'''
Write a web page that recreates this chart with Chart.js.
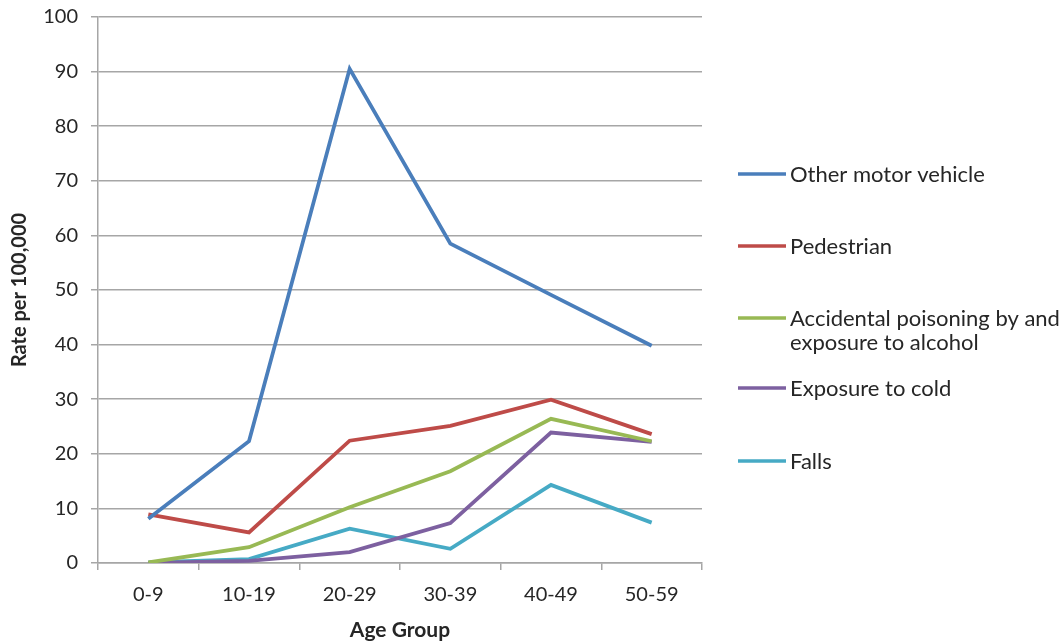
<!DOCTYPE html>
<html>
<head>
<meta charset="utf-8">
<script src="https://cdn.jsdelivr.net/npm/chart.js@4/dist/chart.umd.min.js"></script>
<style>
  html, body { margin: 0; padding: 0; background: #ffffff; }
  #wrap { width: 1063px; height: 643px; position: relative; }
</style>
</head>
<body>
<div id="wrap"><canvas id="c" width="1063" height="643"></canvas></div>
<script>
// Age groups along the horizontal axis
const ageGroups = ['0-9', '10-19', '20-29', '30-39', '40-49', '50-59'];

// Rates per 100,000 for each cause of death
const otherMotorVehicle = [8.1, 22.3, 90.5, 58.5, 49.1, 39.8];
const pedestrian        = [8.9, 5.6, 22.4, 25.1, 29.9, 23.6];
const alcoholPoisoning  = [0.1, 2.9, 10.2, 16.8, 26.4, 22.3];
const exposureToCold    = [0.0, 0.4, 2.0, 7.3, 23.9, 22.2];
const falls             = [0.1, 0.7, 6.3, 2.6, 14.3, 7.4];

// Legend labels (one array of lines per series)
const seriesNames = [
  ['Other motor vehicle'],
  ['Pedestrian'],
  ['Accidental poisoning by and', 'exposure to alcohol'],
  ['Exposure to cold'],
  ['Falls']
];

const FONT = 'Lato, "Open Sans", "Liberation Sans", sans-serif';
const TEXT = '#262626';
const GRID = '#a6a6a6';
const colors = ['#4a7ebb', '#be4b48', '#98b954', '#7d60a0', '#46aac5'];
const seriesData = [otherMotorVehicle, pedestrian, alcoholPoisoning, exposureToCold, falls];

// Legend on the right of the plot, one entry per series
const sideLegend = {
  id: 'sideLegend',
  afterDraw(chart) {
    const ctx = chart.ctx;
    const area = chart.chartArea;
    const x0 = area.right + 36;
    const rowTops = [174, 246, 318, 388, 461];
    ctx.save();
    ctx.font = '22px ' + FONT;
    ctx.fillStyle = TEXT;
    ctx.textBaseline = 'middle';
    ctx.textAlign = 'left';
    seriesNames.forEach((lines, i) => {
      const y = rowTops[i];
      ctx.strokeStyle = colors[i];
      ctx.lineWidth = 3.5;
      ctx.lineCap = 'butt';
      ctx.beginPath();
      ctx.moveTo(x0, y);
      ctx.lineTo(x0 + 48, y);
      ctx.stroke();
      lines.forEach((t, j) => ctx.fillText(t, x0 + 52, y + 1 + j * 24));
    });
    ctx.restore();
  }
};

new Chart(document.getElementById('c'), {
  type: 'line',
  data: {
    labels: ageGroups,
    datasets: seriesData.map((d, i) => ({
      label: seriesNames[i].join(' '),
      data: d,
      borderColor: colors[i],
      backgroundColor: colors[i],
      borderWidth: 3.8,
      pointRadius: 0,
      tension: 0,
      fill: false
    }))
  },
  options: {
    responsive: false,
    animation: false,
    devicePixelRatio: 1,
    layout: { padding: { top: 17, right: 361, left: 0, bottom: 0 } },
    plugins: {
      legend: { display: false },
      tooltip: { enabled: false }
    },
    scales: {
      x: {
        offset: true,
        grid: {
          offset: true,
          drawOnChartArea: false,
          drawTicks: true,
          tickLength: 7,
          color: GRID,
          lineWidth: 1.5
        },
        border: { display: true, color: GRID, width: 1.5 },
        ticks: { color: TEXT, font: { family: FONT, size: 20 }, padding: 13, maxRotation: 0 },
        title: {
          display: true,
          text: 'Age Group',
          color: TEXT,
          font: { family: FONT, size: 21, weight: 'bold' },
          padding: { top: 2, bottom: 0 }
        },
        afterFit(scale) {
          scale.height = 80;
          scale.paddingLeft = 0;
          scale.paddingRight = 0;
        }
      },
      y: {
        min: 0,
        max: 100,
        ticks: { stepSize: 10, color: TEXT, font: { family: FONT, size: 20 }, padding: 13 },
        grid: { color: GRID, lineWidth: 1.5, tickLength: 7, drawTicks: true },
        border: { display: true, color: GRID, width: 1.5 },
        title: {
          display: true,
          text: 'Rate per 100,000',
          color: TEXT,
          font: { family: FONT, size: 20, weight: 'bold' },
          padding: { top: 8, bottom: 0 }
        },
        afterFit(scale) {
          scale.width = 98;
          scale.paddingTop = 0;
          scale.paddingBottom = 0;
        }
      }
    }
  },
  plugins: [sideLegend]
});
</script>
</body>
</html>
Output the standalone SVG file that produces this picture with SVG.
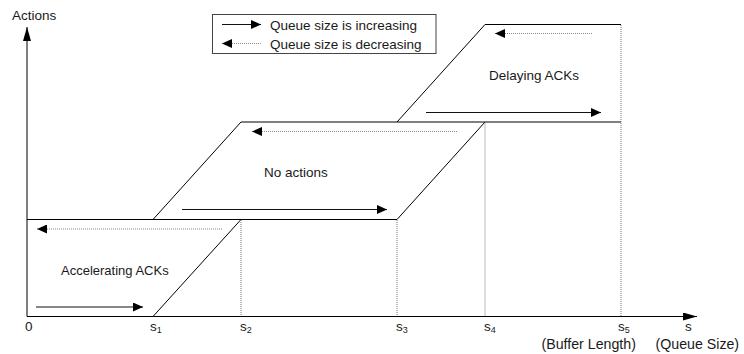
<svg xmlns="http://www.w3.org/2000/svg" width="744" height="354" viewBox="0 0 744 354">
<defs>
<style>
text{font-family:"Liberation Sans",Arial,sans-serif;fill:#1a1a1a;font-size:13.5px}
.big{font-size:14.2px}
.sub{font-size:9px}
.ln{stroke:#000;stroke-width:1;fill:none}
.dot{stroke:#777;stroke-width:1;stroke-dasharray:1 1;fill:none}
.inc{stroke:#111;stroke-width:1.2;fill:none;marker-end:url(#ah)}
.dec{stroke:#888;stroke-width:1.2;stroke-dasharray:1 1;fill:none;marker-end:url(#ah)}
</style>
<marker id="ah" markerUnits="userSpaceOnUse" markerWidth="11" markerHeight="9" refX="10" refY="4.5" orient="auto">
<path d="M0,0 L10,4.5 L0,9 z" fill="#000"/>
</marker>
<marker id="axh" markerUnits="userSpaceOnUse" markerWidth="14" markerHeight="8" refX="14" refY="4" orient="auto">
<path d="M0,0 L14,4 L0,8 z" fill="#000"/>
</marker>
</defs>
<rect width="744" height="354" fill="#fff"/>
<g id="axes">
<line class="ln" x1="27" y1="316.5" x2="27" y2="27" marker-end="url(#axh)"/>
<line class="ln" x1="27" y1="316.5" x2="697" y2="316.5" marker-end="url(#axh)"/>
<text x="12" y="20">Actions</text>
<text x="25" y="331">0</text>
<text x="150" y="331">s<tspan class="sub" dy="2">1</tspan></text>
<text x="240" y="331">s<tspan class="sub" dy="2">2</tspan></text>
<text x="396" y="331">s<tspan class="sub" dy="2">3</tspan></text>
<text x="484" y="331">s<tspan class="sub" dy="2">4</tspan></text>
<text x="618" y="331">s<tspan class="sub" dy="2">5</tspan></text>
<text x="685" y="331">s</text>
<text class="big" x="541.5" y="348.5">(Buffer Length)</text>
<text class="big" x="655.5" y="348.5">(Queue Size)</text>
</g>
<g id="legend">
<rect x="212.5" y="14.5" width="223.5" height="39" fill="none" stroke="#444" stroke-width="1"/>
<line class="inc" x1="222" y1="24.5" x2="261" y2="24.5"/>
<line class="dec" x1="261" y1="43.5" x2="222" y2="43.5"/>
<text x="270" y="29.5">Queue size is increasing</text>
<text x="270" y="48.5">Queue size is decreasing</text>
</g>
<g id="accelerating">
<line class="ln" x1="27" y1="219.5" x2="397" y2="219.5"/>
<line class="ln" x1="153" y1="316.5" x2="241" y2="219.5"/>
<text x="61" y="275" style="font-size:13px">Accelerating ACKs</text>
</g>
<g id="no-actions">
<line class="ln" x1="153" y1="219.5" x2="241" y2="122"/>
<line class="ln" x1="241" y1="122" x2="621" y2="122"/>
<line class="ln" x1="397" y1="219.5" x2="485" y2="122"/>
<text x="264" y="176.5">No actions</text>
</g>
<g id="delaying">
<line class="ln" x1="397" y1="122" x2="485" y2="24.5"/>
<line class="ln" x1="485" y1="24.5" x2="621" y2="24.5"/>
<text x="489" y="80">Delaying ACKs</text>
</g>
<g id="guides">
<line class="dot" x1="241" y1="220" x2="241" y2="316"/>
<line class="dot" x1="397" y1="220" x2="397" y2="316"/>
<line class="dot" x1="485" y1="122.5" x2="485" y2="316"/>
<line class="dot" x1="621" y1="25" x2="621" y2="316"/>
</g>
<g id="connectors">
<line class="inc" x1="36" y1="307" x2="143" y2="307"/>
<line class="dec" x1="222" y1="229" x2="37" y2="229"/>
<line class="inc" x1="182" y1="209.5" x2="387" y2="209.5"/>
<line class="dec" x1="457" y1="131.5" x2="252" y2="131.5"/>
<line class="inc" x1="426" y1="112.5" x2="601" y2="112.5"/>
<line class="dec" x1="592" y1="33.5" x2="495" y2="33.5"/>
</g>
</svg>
'''
'''
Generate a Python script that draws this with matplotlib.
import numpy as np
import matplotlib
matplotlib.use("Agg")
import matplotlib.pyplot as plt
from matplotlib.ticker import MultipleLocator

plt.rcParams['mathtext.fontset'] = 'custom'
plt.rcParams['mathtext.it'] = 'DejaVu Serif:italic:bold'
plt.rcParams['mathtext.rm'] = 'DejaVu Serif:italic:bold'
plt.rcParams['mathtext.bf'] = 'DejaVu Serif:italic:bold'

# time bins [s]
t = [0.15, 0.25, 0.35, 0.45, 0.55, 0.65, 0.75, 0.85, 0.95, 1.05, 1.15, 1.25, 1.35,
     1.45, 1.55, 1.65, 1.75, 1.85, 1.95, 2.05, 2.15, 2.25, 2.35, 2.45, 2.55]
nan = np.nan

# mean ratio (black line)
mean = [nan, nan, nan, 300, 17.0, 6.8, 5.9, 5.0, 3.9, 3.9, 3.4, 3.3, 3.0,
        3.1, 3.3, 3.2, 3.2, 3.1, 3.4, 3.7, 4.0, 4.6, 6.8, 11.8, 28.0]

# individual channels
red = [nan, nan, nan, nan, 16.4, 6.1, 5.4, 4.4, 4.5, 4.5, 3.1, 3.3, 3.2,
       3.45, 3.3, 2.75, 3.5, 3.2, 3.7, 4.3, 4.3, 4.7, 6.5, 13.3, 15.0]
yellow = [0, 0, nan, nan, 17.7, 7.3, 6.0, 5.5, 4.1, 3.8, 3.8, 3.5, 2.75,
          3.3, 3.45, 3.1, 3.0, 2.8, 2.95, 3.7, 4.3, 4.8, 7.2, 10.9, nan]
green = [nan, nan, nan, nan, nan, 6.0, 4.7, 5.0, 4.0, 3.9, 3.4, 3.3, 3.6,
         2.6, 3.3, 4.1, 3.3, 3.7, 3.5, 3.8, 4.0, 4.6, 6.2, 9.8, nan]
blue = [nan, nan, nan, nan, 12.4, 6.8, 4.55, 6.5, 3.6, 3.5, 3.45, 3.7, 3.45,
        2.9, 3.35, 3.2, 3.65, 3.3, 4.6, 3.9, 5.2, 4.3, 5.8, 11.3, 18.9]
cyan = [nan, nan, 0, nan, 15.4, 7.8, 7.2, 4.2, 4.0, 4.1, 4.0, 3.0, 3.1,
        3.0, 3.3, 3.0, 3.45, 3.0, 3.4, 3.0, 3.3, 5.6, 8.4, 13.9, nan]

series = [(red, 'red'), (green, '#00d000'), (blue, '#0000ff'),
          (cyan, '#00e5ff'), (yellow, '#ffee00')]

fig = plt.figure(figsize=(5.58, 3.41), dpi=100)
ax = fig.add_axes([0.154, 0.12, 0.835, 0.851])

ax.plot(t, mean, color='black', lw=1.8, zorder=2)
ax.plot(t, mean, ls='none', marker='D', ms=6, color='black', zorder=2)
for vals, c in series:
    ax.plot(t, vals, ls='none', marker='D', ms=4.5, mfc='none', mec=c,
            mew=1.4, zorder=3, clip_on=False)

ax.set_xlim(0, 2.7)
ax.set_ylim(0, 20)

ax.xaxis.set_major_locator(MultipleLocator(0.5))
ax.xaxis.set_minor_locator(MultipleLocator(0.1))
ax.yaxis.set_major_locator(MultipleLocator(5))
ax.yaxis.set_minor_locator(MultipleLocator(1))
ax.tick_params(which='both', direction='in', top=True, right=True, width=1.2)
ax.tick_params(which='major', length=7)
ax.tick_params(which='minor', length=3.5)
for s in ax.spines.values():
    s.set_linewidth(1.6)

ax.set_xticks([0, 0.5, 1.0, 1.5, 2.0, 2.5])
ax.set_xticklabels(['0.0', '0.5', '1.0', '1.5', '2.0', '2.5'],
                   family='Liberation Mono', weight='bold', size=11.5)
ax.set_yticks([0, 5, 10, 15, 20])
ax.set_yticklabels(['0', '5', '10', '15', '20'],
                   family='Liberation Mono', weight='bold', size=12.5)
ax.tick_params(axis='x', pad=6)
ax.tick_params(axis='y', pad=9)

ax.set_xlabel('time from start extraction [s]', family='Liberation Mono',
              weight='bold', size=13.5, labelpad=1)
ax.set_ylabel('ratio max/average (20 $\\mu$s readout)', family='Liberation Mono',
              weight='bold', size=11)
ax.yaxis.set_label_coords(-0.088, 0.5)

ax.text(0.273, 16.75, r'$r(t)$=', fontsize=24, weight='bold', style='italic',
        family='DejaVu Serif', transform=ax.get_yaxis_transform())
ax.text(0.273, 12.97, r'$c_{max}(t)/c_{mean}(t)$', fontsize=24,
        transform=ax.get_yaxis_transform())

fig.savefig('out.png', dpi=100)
'''
#### Requirement:
Gather each line in these records that contains the string "matplotlib".

#### The reply:
Generate a Python script that draws this with matplotlib.
import matplotlib
matplotlib.use("Agg")
import matplotlib.pyplot as plt
from matplotlib.ticker import MultipleLocator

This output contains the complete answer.